Sometimes, working in a high school, I’ll have a student who is hoping to get recruited to play a sport in college, maybe win a scholarship for something like cross-country or volleyball. This happens often enough that the NCAA has a website about helping students position themselves so that they are attractive to coaches. One of the things on that website is an article about “how to be coachable.” It’s trying to warn against being a talented kid, but with an ego, a hard heart. If a student won’t let himself be coached, he puts a ceiling on his achievement. Apparently it’s enough of a problem that the NCAA thinks we need an article about how to receive criticism in a healthy way, to take on board feedback, and learn to improve.
 
This is fallen human nature, isn’t it. We don’t like to be told what to do. Especially in this culture, we’re stubborn, we’re proud, and we idolize self-sufficiency. And so we handicap ourselves, putting limits on who we can become. If we’re lucky, there’s an Angelo Dundee in our lives, who can coax us out of our cages.
 
In all the most important things in life, the Church is supposed to be our coach. Holy Mother Church has two thousand years of wisdom about how to live and encounter God, for real, at a deep and transformative level. But we don’t like to be told what to do. Speaking as a convert, it took me twelve years from first sensing the presence of something sacred in the Eucharist, to actually converting. Part of the reason I dithered was because I knew that if I became a Catholic, I’d have to change my life and be humble in the face of tradition and authority. And nobody likes to be told what to do.
 
The church scandals of the last fifty years don’t help either. At the top of the list, we look at the way the pope and the bishops have handled the abuse crisis, and not only do I not want to be told what to do, but of all people, I especially don’t want those guys telling me things. Everyone gets that.

But we can’t let that be an excuse. In today’s Gospel, it’s Jesus himself saying “repent and believe.”
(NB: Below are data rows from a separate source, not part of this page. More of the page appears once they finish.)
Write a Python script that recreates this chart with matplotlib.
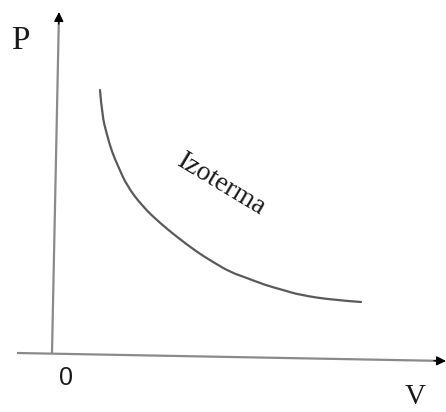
import matplotlib
matplotlib.use("Agg")
import matplotlib.pyplot as plt
from matplotlib.path import Path
from matplotlib.patches import PathPatch
import numpy as np

# Isotherm curve (V, P in arbitrary units, origin at axes crossing)
V = [48, 50, 55, 60, 66, 75, 91, 108, 125, 145, 161, 178, 195, 213, 231, 248, 281, 309]
P = [263, 238, 218, 201, 187, 167, 146, 130, 116, 101, 91, 81, 75, 68, 63, 58, 53, 51]

curve_label = "Izoterma"
x_label = "V"
y_label = "P"
origin_label = "0"

fig = plt.figure(figsize=(4.46, 4.12), dpi=100)
ax = fig.add_axes([0, 0, 1, 1])
ax.set_xlim(-52, 394)
ax.set_ylim(-59, 353)
ax.axis("off")

axis_col = "#8a8a8a"
# horizontal axis (slightly slanted as in the source)
hx0, hy0, hx1, hy1 = -35, 0, 394, -8
ax.plot([hx0, hx1 - 8], [hy0, hy0 + (hy1 - hy0) * (hx1 - 8 - hx0) / (hx1 - hx0)],
        color=axis_col, lw=1.6, solid_capstyle="butt")
ax.annotate("", xy=(hx1, hy1), xytext=(hx1 - 12, hy1 + 0.22),
            arrowprops=dict(arrowstyle="-|>", color="black", lw=1.0,
                            mutation_scale=14, shrinkA=0, shrinkB=0))
# vertical axis
vx0, vy0, vx1, vy1 = 0, 0, 7, 341
ax.plot([vx0, vx0 + (vx1 - vx0) * (vy1 - 8) / vy1], [vy0, vy1 - 8],
        color=axis_col, lw=1.6, solid_capstyle="butt")
ax.annotate("", xy=(vx1, vy1), xytext=(vx1 - 0.25, vy1 - 12),
            arrowprops=dict(arrowstyle="-|>", color="black", lw=1.0,
                            mutation_scale=14, shrinkA=0, shrinkB=0))

# isotherm: smooth quadratic Bezier path through the midpoints of the read points
pts = np.column_stack([V, P]).astype(float)
verts = [tuple(pts[0])]
codes = [Path.MOVETO]
for i in range(1, len(pts) - 1):
    mid = (pts[i] + pts[i + 1]) / 2
    if i == len(pts) - 2:
        mid = pts[i + 1]
    verts += [tuple(pts[i]), tuple(mid)]
    codes += [Path.CURVE3, Path.CURVE3]
ax.add_patch(PathPatch(Path(verts, codes), facecolor="none", edgecolor="#5a5a5a",
                       lw=1.6, capstyle="round"))

ax.text(170, 168, curve_label, rotation=-31, rotation_mode="anchor",
        ha="center", va="center", fontsize=20, family="Liberation Serif", color="#1a1a1a")
ax.text(-32, 312, y_label, ha="center", va="center", fontsize=24,
        family="Liberation Serif", color="#1a1a1a")
ax.text(363, -51, x_label, ha="center", va="baseline", fontsize=21,
        family="Liberation Serif", color="#1a1a1a")
ax.text(14, -25, origin_label, ha="center", va="center", fontsize=18,
        family="Liberation Sans", color="#1a1a1a")

fig.savefig("out.png", dpi=100)
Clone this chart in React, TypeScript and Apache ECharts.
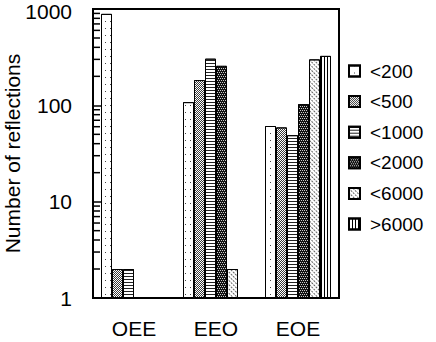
import React, { useEffect, useRef } from "react";
import * as echarts from "echarts";

const CATEGORIES = ["OEE", "EEO", "EOE"];
const SERIES_NAMES = ["<200", "<500", "<1000", "<2000", "<6000", ">6000"];
const V_LT200 = [890, 108, 61];
const V_LT500 = [2, 183, 59];
const V_LT1000 = [2, 305, 49];
const V_LT2000 = [null, 257, 103];
const V_LT6000 = [null, 2, 300];
const V_GT6000 = [null, null, 326];
const MINOR_TICKS = [2, 3, 4, 5, 6, 7, 8, 9, 20, 30, 40, 50, 60, 70, 80, 90, 200, 300, 400, 500, 600, 700, 800, 900];

const FONT = "'Liberation Sans', Arial, Helvetica, sans-serif";

const STYLES: any[] = [
  { color: "#fff", decal: { symbol: "rect", symbolSize: 1, dashArrayX: [1, 4], dashArrayY: [1, 6], color: "#444" } },
  { color: "#fff", decal: { symbol: "rect", symbolSize: 1, dashArrayX: [[1, 1], [0, 1, 1, 0]], dashArrayY: [1, 0], color: "#3a3a3a" } },
  { color: "#fff", decal: { symbol: "rect", symbolSize: 1, dashArrayX: [1, 0], dashArrayY: [1, 2], color: "#222" } },
  { color: "#111", decal: { symbol: "rect", symbolSize: 1, dashArrayX: [[1, 1], [0, 1, 1, 0]], dashArrayY: [1, 1], color: "#ccc" } },
  { color: "#fff", decal: { symbol: "rect", symbolSize: 1, dashArrayX: [2, 1], dashArrayY: [1, 2], rotation: Math.PI / 4, color: "#666" } },
  { color: "#fff", decal: { symbol: "rect", symbolSize: 1, dashArrayX: [1, 2], dashArrayY: [1, 0], color: "#000" } },
];

export default function App() {
  const ref = useRef<HTMLDivElement>(null);
  useEffect(() => {
    if (!ref.current) return;
    const chart = echarts.init(ref.current, null, { renderer: "svg" });
    const values = [V_LT200, V_LT500, V_LT1000, V_LT2000, V_LT6000, V_GT6000];
    const barSeries = SERIES_NAMES.map((name, i) => ({
      name,
      type: "bar",
      data: values[i],
      barWidth: 11,
      barGap: "0%",
      itemStyle: { ...STYLES[i], borderColor: "#000", borderWidth: 1 },
      emphasis: { disabled: true },
    }));
    chart.setOption({
      animation: false,
      backgroundColor: "#fff",
      textStyle: { fontFamily: FONT },
      grid: {
        left: 93,
        top: 9,
        width: 246,
        height: 289,
        outerBoundsMode: "none",
        containLabel: false,
        show: true,
        borderColor: "#000",
        borderWidth: 2,
        backgroundColor: "transparent",
      },
      legend: {
        orient: "vertical",
        left: 348,
        top: 61.5,
        padding: 0,
        itemWidth: 11,
        itemHeight: 11,
        itemGap: 11.6,
        icon: "rect",
        data: SERIES_NAMES,
        textStyle: { fontSize: 19, lineHeight: 19, color: "#000", fontFamily: FONT, padding: [0, 0, 0, 5] },
      },
      xAxis: {
        type: "category",
        data: CATEGORIES,
        axisLine: { lineStyle: { color: "#000", width: 2 } },
        axisTick: { inside: true, length: 8, lineStyle: { color: "#000", width: 2 } },
        axisLabel: { fontSize: 21, color: "#000", margin: 20, fontFamily: FONT },
        splitLine: { show: false },
      },
      yAxis: {
        type: "log",
        logBase: 10,
        min: 1,
        max: 1000,
        interval: 1,
        name: "Number of reflections",
        nameLocation: "middle",
        nameGap: 70,
        nameMoveOverlap: false,
        nameTextStyle: { fontSize: 21, color: "#000", fontFamily: FONT },
        axisLine: { show: true, lineStyle: { color: "#000", width: 2 } },
        axisTick: { show: true, inside: true, length: 9, lineStyle: { color: "#000", width: 1.5 } },
        axisLabel: {
          fontSize: 21,
          color: "#000",
          margin: 21,
          fontFamily: FONT,
          formatter: (v: number) => (v >= 1000 ? "{top|" + v + "}" : String(v)),
          rich: { top: { fontSize: 21, fontFamily: FONT, color: "#000", padding: [5, 0, 0, 0] } },
        },
        splitLine: { show: false },
      },
      series: [
        ...barSeries,
        {
          type: "custom",
          silent: true,
          z: 10,
          data: MINOR_TICKS.map((v) => [0, v]),
          renderItem: (params: any, api: any) => {
            const y = api.coord([0, api.value(1)])[1];
            const x0 = params.coordSys.x;
            return {
              type: "line",
              shape: { x1: x0, y1: y, x2: x0 + 7, y2: y },
              style: { stroke: "#000", lineWidth: 1.5 },
            };
          },
        },
      ],
    });
    return () => chart.dispose();
  }, []);
  return <div ref={ref} style={{ position: "absolute", left: 0, top: 0, width: 436, height: 342 }} />;
}
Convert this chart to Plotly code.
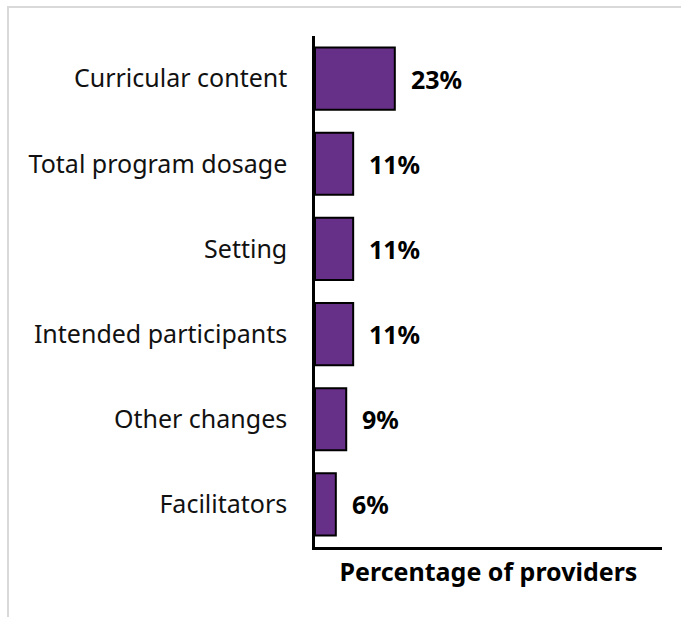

It’s not the bishops, it’s not our parents, it’s not an ex who treated us badly, it’s not a fantasy argument with whomever that we rehearse in our mind. No. Today, it’s Jesus looking us in the face.
 
This year, for the rest of ordinary time, we’re going to have Sunday readings from the Gospel of Mark. Today it’s chapter one. Today we hear the first ever recorded words from Jesus’ lips: repent and believe. It sets the theme for the rest of the gospel: repent and trust, repent and follow, repent and let yourself be coached.
 
In today’s Old Testament reading, the people of Nineveh get the same message. Jonah comes to them, delivers the word, and they wake up. They fast, put on sackcloth, and change their lives.
 
Today’s Psalm – same idea. “Teach me your ways,” we sang at the refrain, because when we are at our best, we confess that we need to be taught, to be coached. The last stanza in the Psalm repeats the word “humble” twice: the Lord teaches the humble his ways. Not the proud, not the indignant, not the quibblers, but the humble: the ones with the Lord as their coach, these are the ones who will learn his ways.
 
Today’s epistle reads at first a little paradoxically: let those with wives live as if they didn’t have them, let those who weep live as if they did not grieve, let those who buy things live as if they did not own, etc. But St Paul is coaching us about spiritual detachment. Marriage, family, financial security – these things are good, but they are ephemeral. They can be taken away, or, if we cling to them too tightly, they can become idols. They are blessings, we give thanks for them, but we never possess them as entitlements. Even our grief and sorrows – we feel them, we live through them, but we don’t let them harden our hearts, for when we grieve with and in the Lord, we somehow find room in our hearts for a greater and new love.
 
All four readings converge on this theme: a spiritual life depends on detachment, humility, and being coachable. The good news is that we can ascend and meet God. When Jesus says “repent and believe,” it’s an invitation to humility and listening.
 
Have you ever wondered what Jesus meant when he said, later in the gospels, that to save our lives, we have to lose them. I think with today’s readings, we’re on the scent. Standing before all that is sacred, what a great gift it is to be humble, to let down our guard, to be childlike and penitent. Standing before the Lord and his love, what a tragedy to be wary and aloof, to be possessive and protective. Blessed are the meek, for they are coach-able. When we are shiny and successful, or cynical and bitter, we’re tempted to think we can make it on our own. But do you know the Leonard Cohen song – cracks are how the light gets in?
 
Think about the structure of a Mass. We begin each liturgy with a short but real confession, admitting our sinfulness and embracing our littleness. Then we listen to the Word, letting ourselves be coached. Only now, at this moment, humble and instructed, do we approach the Eucharist and intimacy with the Lord.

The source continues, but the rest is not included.